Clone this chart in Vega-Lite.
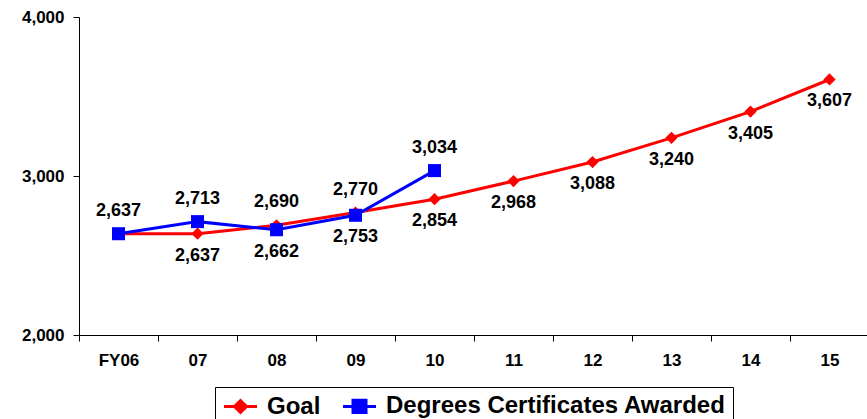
{
  "$schema": "https://vega.github.io/schema/vega-lite/v6.json",
  "autosize": {"type": "none"},
  "width": 790,
  "height": 318,
  "padding": {"left": 79, "top": 17, "right": 0, "bottom": 84},
  "background": "white",
  "config": {
    "view": {"stroke": null},
    "font": "Liberation Sans"
  },
  "data": {
    "values": [
      {"series": "Goal", "year": "FY06", "value": 2637},
      {"series": "Goal", "year": "07", "value": 2637},
      {"series": "Goal", "year": "08", "value": 2690},
      {"series": "Goal", "year": "09", "value": 2770},
      {"series": "Goal", "year": "10", "value": 2854},
      {"series": "Goal", "year": "11", "value": 2968},
      {"series": "Goal", "year": "12", "value": 3088},
      {"series": "Goal", "year": "13", "value": 3240},
      {"series": "Goal", "year": "14", "value": 3405},
      {"series": "Goal", "year": "15", "value": 3607},
      {"series": "Degrees Certificates Awarded", "year": "FY06", "value": 2637},
      {"series": "Degrees Certificates Awarded", "year": "07", "value": 2713},
      {"series": "Degrees Certificates Awarded", "year": "08", "value": 2662},
      {"series": "Degrees Certificates Awarded", "year": "09", "value": 2753},
      {"series": "Degrees Certificates Awarded", "year": "10", "value": 3034}
    ]
  },
  "encoding": {
    "x": {
      "field": "year", "type": "nominal", "sort": null, "bandPosition": 0.5,
      "scale": {"type": "band", "paddingInner": 0, "paddingOuter": 0,
        "domain": ["FY06", "07", "08", "09", "10", "11", "12", "13", "14", "15"]},
      "axis": {
        "title": null, "tickBand": "extent", "labelAngle": 0,
        "domainColor": "black", "domainWidth": 1, "tickColor": "black", "tickSize": 6,
        "labelFontSize": 17, "labelFontWeight": "bold", "labelColor": "black", "labelPadding": 11
      }
    },
    "y": {
      "field": "value", "type": "quantitative",
      "scale": {"domain": [2000, 4000], "nice": false, "zero": false},
      "axis": {
        "title": null, "values": [2000, 3000, 4000], "format": ",.0f", "grid": false,
        "domainColor": "black", "tickColor": "black", "tickSize": 6,
        "labelFontSize": 17, "labelFontWeight": "bold", "labelColor": "black", "labelPadding": 9
      }
    }
  },
  "layer": [
    {
      "mark": {"type": "line", "strokeWidth": 3},
      "encoding": {
        "color": {"field": "series", "type": "nominal",
          "scale": {"domain": ["Goal", "Degrees Certificates Awarded"], "range": ["#ff0000", "#0000ff"]},
          "legend": {
            "title": null, "orient": "none", "legendX": 136, "legendY": 370,
            "direction": "horizontal", "columns": 2,
            "strokeColor": "black", "padding": 7, "cornerRadius": 0, "fillColor": "white",
            "labelFontSize": 24, "labelFontWeight": "bold", "labelColor": "black", "labelLimit": 600,
            "labelOffset": 21, "columnPadding": 16, "symbolSize": 400,
            "symbolStrokeWidth": 3,
            "encode": {
              "symbols": {
                "update": {
                  "shape": {"signal": "datum.value === 'Goal' ? 'M-1,0H2.3M0.05,0L0.65,-0.6L1.25,0L0.65,0.6Z' : 'M-1,0H2.3M0,-0.62H1.3V0.62H0Z'"},
                  "fill": {"signal": "datum.value === 'Goal' ? '#ff0000' : '#0000ff'"},
                  "stroke": {"signal": "datum.value === 'Goal' ? '#ff0000' : '#0000ff'"},
                  "strokeWidth": {"value": 3},
                  "opacity": {"value": 1}
                }
              }
            }
          }},
        "order": {"value": null},
        "detail": {"field": "series"}
      }
    },
    {
      "transform": [{"filter": "datum.series === 'Goal'"}],
      "mark": {"type": "point", "filled": true, "opacity": 1, "shape": "diamond", "size": 150},
      "encoding": {
        "color": {"field": "series", "type": "nominal",
          "scale": {"domain": ["Goal", "Degrees Certificates Awarded"], "range": ["#ff0000", "#0000ff"]}}
      }
    },
    {
      "transform": [{"filter": "datum.series !== 'Goal'"}],
      "mark": {"type": "point", "filled": true, "opacity": 1, "shape": "square", "size": 170},
      "encoding": {
        "color": {"field": "series", "type": "nominal",
          "scale": {"domain": ["Goal", "Degrees Certificates Awarded"], "range": ["#ff0000", "#0000ff"]}}
      }
    },
    {
      "transform": [{"filter": "(datum.series === 'Degrees Certificates Awarded' && (datum.year === 'FY06' || datum.year === '07' || datum.year === '10')) || (datum.series === 'Goal' && (datum.year === '08' || datum.year === '09'))"}],
      "mark": {"type": "text", "dy": -23, "fontSize": 18, "fontWeight": "bold", "color": "black"},
      "encoding": {"text": {"field": "value", "type": "quantitative", "format": ","}}
    },
    {
      "transform": [{"filter": "(datum.series === 'Degrees Certificates Awarded' && (datum.year === '08' || datum.year === '09')) || (datum.series === 'Goal' && datum.year !== 'FY06' && datum.year !== '08' && datum.year !== '09')"}],
      "mark": {"type": "text", "dy": 22, "fontSize": 18, "fontWeight": "bold", "color": "black"},
      "encoding": {"text": {"field": "value", "type": "quantitative", "format": ","}}
    }
  ]
}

## PROMPT
Copy out every line of the material above exactly, skipping the pictures.

## RESULT OF THE TASK
Clone this chart in Vega-Lite.
{
  "$schema": "https://vega.github.io/schema/vega-lite/v6.json",
  "autosize": {"type": "none"},
  "width": 790,
  "height": 318,
  "padding": {"left": 79, "top": 17, "right": 0, "bottom": 84},
  "background": "white",
  "config": {
    "view": {"stroke": null},
    "font": "Liberation Sans"
  },
  "data": {
    "values": [
      {"series": "Goal", "year": "FY06", "value": 2637},
      {"series": "Goal", "year": "07", "value": 2637},
      {"series": "Goal", "year": "08", "value": 2690},
      {"series": "Goal", "year": "09", "value": 2770},
      {"series": "Goal", "year": "10", "value": 2854},
      {"series": "Goal", "year": "11", "value": 2968},
      {"series": "Goal", "year": "12", "value": 3088},
      {"series": "Goal", "year": "13", "value": 3240},
      {"series": "Goal", "year": "14", "value": 3405},
      {"series": "Goal", "year": "15", "value": 3607},
      {"series": "Degrees Certificates Awarded", "year": "FY06", "value": 2637},
      {"series": "Degrees Certificates Awarded", "year": "07", "value": 2713},
      {"series": "Degrees Certificates Awarded", "year": "08", "value": 2662},
      {"series": "Degrees Certificates Awarded", "year": "09", "value": 2753},
      {"series": "Degrees Certificates Awarded", "year": "10", "value": 3034}
    ]
  },
  "encoding": {
    "x": {
      "field": "year", "type": "nominal", "sort": null, "bandPosition": 0.5,
      "scale": {"type": "band", "paddingInner": 0, "paddingOuter": 0,
        "domain": ["FY06", "07", "08", "09", "10", "11", "12", "13", "14", "15"]},
      "axis": {
        "title": null, "tickBand": "extent", "labelAngle": 0,
        "domainColor": "black", "domainWidth": 1, "tickColor": "black", "tickSize": 6,
        "labelFontSize": 17, "labelFontWeight": "bold", "labelColor": "black", "labelPadding": 11
      }
    },
    "y": {
      "field": "value", "type": "quantitative",
      "scale": {"domain": [2000, 4000], "nice": false, "zero": false},
      "axis": {
        "title": null, "values": [2000, 3000, 4000], "format": ",.0f", "grid": false,
        "domainColor": "black", "tickColor": "black", "tickSize": 6,
        "labelFontSize": 17, "labelFontWeight": "bold", "labelColor": "black", "labelPadding": 9
      }
    }
  },
  "layer": [
    {
      "mark": {"type": "line", "strokeWidth": 3},
      "encoding": {
        "color": {"field": "series", "type": "nominal",
          "scale": {"domain": ["Goal", "Degrees Certificates Awarded"], "range": ["#ff0000", "#0000ff"]},
          "legend": {
            "title": null, "orient": "none", "legendX": 136, "legendY": 370,
            "direction": "horizontal", "columns": 2,
            "strokeColor": "black", "padding": 7, "cornerRadius": 0, "fillColor": "white",
            "labelFontSize": 24, "labelFontWeight": "bold", "labelColor": "black", "labelLimit": 600,
            "labelOffset": 21, "columnPadding": 16, "symbolSize": 400,
            "symbolStrokeWidth": 3,
            "encode": {
              "symbols": {
                "update": {
                  "shape": {"signal": "datum.value === 'Goal' ? 'M-1,0H2.3M0.05,0L0.65,-0.6L1.25,0L0.65,0.6Z' : 'M-1,0H2.3M0,-0.62H1.3V0.62H0Z'"},
                  "fill": {"signal": "datum.value === 'Goal' ? '#ff0000' : '#0000ff'"},
                  "stroke": {"signal": "datum.value === 'Goal' ? '#ff0000' : '#0000ff'"},
                  "strokeWidth": {"value": 3},
                  "opacity": {"value": 1}
                }
              }
            }
          }},
        "order": {"value": null},
        "detail": {"field": "series"}
      }
    },
    {
      "transform": [{"filter": "datum.series === 'Goal'"}],
      "mark": {"type": "point", "filled": true, "opacity": 1, "shape": "diamond", "size": 150},
      "encoding": {
        "color": {"field": "series", "type": "nominal",
          "scale": {"domain": ["Goal", "Degrees Certificates Awarded"], "range": ["#ff0000", "#0000ff"]}}
      }
    },
    {
      "transform": [{"filter": "datum.series !== 'Goal'"}],
      "mark": {"type": "point", "filled": true, "opacity": 1, "shape": "square", "size": 170},
      "encoding": {
        "color": {"field": "series", "type": "nominal",
          "scale": {"domain": ["Goal", "Degrees Certificates Awarded"], "range": ["#ff0000", "#0000ff"]}}
      }
    },
    {
      "transform": [{"filter": "(datum.series === 'Degrees Certificates Awarded' && (datum.year === 'FY06' || datum.year === '07' || datum.year === '10')) || (datum.series === 'Goal' && (datum.year === '08' || datum.year === '09'))"}],
      "mark": {"type": "text", "dy": -23, "fontSize": 18, "fontWeight": "bold", "color": "black"},
      "encoding": {"text": {"field": "value", "type": "quantitative", "format": ","}}
    },
    {
      "transform": [{"filter": "(datum.series === 'Degrees Certificates Awarded' && (datum.year === '08' || datum.year === '09')) || (datum.series === 'Goal' && datum.year !== 'FY06' && datum.year !== '08' && datum.year !== '09')"}],
      "mark": {"type": "text", "dy": 22, "fontSize": 18, "fontWeight": "bold", "color": "black"},
      "encoding": {"text": {"field": "value", "type": "quantitative", "format": ","}}
    }
  ]
}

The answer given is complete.